A few tricks to optimize backups for QEMU/KVM virtual machines.

  1. Have the disk usage be only as large as used space, not allocated space. More on that here . The backup program I've helped write fi-backup works remarkably well for that.
     
  2. Have rotating incremental backups so that the master backup name/directory is always the same. E.g. Current -> .0, .0 -> .1, etc.  I wrote a backup script that runs fi-backup and either does blockpull or blockcommit depending on the compressibility of the .qemu image.
     
  3. Use rsync to synchronize the full backup. When I first started using rsync to backup the .qemu snapshots and was looking at the performance/network numbers I thought something was wrong because of how little network traffic it took up. For a well-constructed virtual machine most of the data that changes is normally only the client data and non-static memory.

    As an example: A 200 GB disk qemu snapshot for a running production Windows server transferred only about 2 GB of raw image backup data with total trasnfer time about 2 hours.

Here's a real world example of a system that has a database and web server together for a client CRM solution.

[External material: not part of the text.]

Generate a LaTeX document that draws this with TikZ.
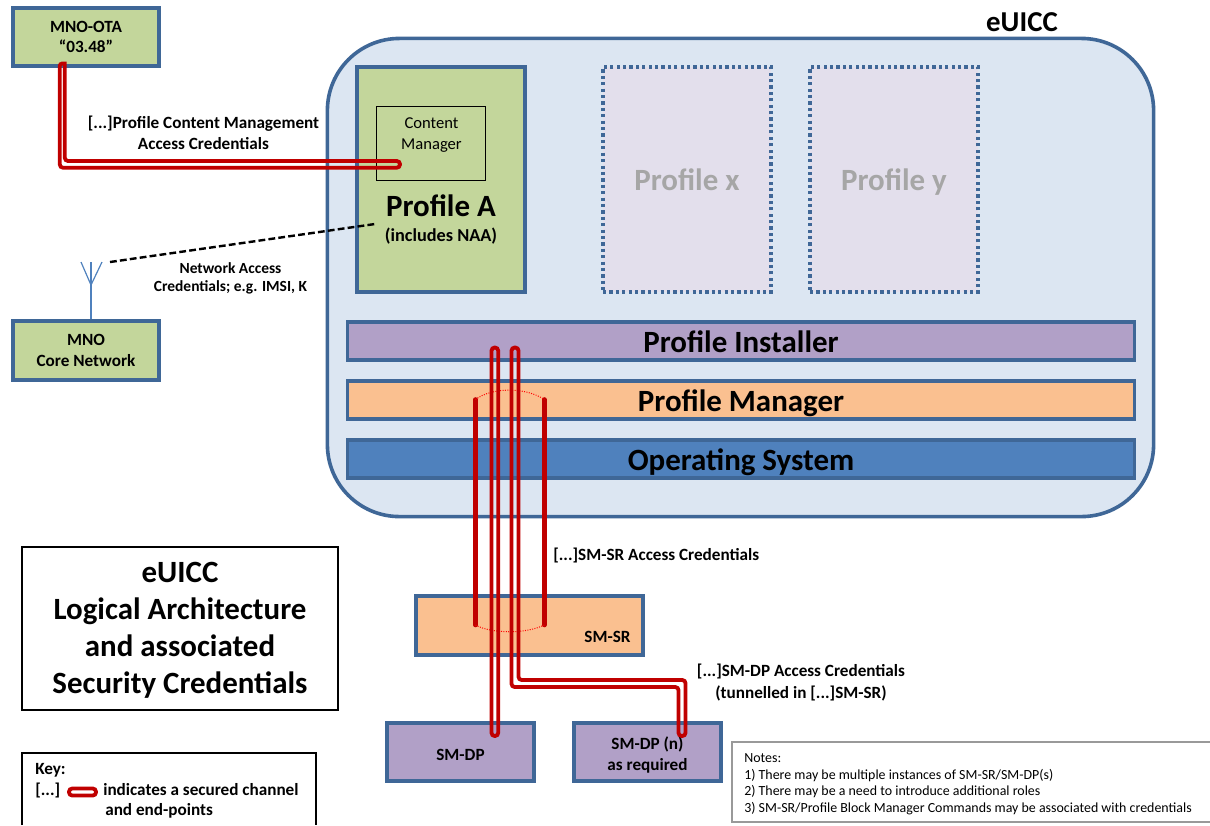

STARTING BACKUP OF REDACTED

Number of files: 3 (reg: 2, dir: 1)
Number of created files: 0
Number of deleted files: 0
Number of regular files transferred: 2
Total file size: 214,272,381,971 bytes
Total transferred file size: 214,272,381,971 bytes
Literal data: 2,156,265,472 bytes
Matched data: 212,116,116,499 bytes
File list size: 110
File list generation time: 0.001 seconds
File list transfer time: 0.000 seconds
Total bytes sent: 14,713,927
Total bytes received: 2,163,265,771

sent 14,713,927 bytes  received 2,163,265,771 bytes  277,396.64 bytes/sec
total size is 214,272,381,971  speedup is 98.38
ENDING BACKUP OF REDACTED

 

The slowness of 300kbps is really including the rsync binary diff calculation time. The actual backup took about 2 hours which for 214GB translates to 238 Mbps. Yet in the network traffic logs I was only seeing traffic at 1/10th to 1/100th of actual network capacity. Amazing.